Sir Edwin Lutyens OM RA (1869-1944) was the leading English architect of his generation. Before the First World War his reputation rested on his country houses and his work at New Delhi, but during and after the war he became the pre-eminent architect for war memorials in England, France and the British Empire. While the Cenotaph in Whitehall (London) had the most influence on other war memorials, the Thiepval Arch was the most influential on other forms of architecture. He designed the Stone of Remembrance which was placed in all Imperial War Graves Commission cemeteries and in some cemeteries in England, including some with which he was not otherwise associated.

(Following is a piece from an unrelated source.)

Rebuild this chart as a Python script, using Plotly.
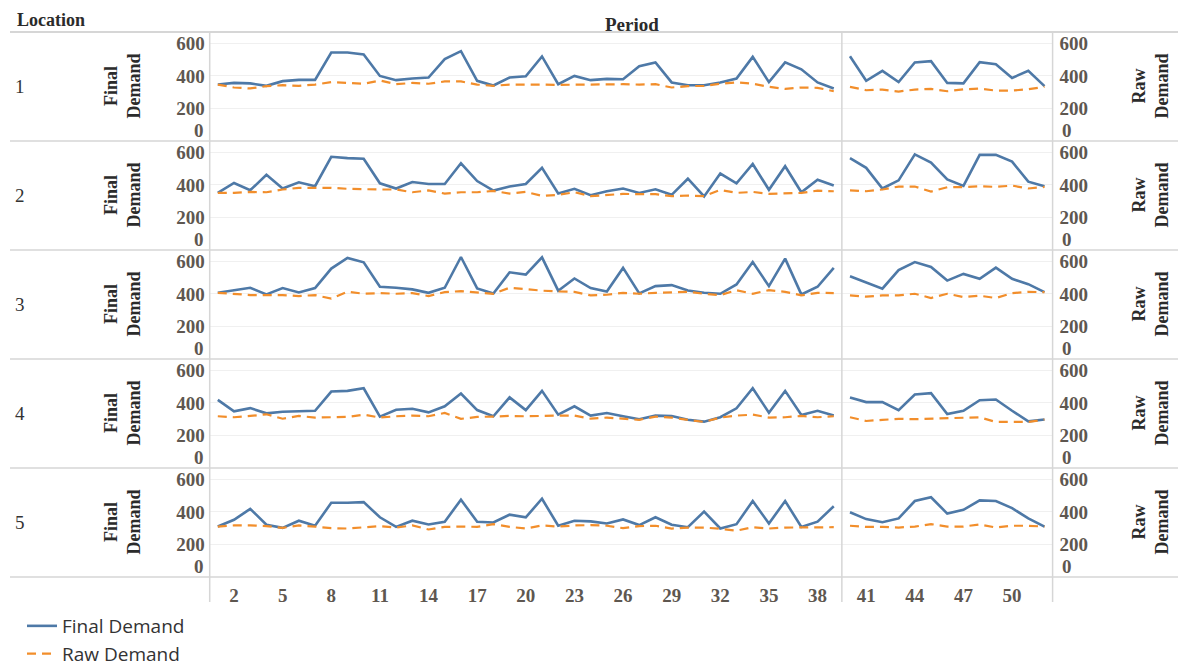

Sir William Reid-Dick (1879–1961), sculptor, studied at the Glasgow School of Art. By 1908 he was studio assistant to E Whitney Smith in London. Having served with the Royal Engineers in the First World War, his reputation for monumental sculpture was established, following war memorials at Bushey and Rickmansworth, Hertfordshire (both Grade II-listed), with major commissions including the Kitchener Memorial Chapel in St Paul’s Cathedral and works such as the lion on the Menin Gate (1927), as well as other architectural work and portraiture.

Reasons for Listing

The Mercantile Marine First World War Memorial, situated in Trinity Square Gardens on Tower Hill, is listed at Grade I for the following principal reasons:
* Historic interest: as an eloquent witness to the service of the men and women of the Merchant Navy and Fishing Fleets, and the sacrifices they made in the First World War;
* Architect: a First World War memorial by the nationally renowned architect Sir Edwin Landseer Lutyens (1869-1944), who designed 58 memorials at home and abroad including the Cenotaph in Whitehall;
* Architectural interest: an exceptional memorial of considerable size and complexity in the form of an elegant Doric temple;
* Sculptural interest: sculpture by Sir William Reid-Dick (1879-1961);
* Group value: with the adjacent Merchant Seamen's Memorial (Grade II*-listed) and the listed buildings and scheduled area of the Tower of London.